Background: The increasing use of antimicrobiaL drugs is resulting in enormous hospital expenditures. Careful assessment of inappropriate prescribing and a search for more cost-effective treatment strategies are urgently required. Comparisons between hospitals should help identify areas of inappropriate prescribing as well as effective drug use programs, but such analyses may be severely biased if the impact of different case-mixes is not recognized.
Patients and methods: We studied antimicrobial usage and expenditures at four state university hospitals in southwestern Germany and assessed the significance of differences between hospital services after adjustment for patient variables. A prevalence survey was done with review of 2,254 charts of patients admitted to the surgical, medical and pediatric services to obtain information on antimicrobial drug prescription and expenditures in the week preceding the survey.
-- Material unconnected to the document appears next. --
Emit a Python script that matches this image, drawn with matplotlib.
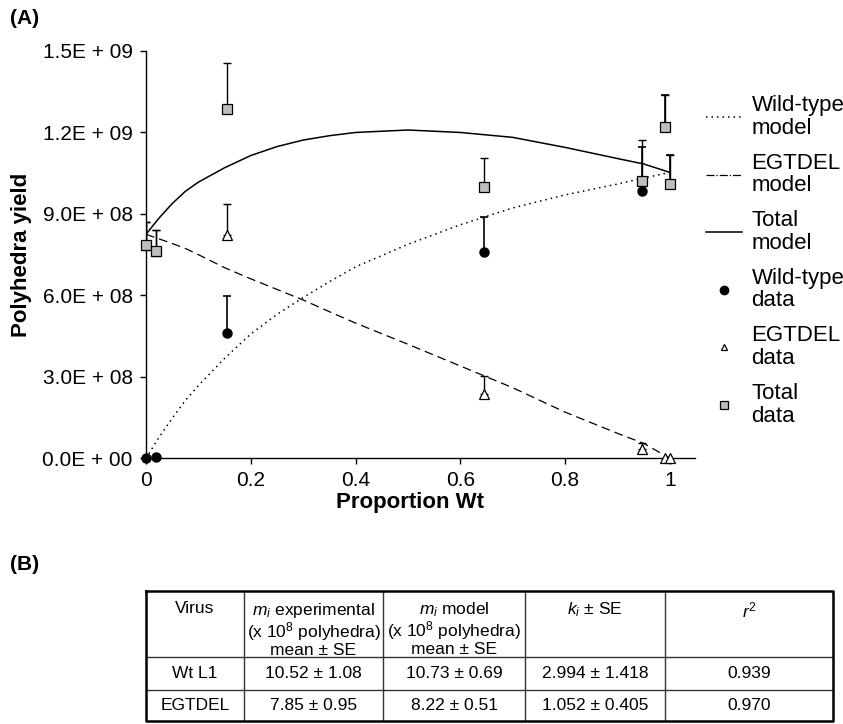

Results: According to pharmacy data for the year 1994, maximal differences between these hospitals in the antibiotic costs per patient-day were 1.9-fold (surgical services), 1.5-fold (medical services), and 1.6-fold (pediatric services). In a multivariate analysis, adjusted antibiotic prescription prevalence rates did not differ for medical and pediatric service patients, but did differ for surgical service patients (p = 0.03). Similarly, adjusted expenditures per patient-week differed significantly between hospitals for surgical service patients (p = 0.001), but only marginally for medical (p = 0.14) and pediatric (p = 0.05) service patients. The adjusted difference in expenditures between surgical departments was as large as 2.8-fold (95% CI 1.8 to 4.3) and was primarily related to preferential use of expensive iv antimicrobial drugs.
Conclusion: In two hospitals, lowest expenditures in either surgery or medicine were associated with active antimicrobial drug use programs suggesting an impact of these programs on drug use and expenditures limited to these services. The identification of such large patient-mix unrelated differences in antimicrobial usage and expenditures offers opportunities for quality improvements and cost reduction.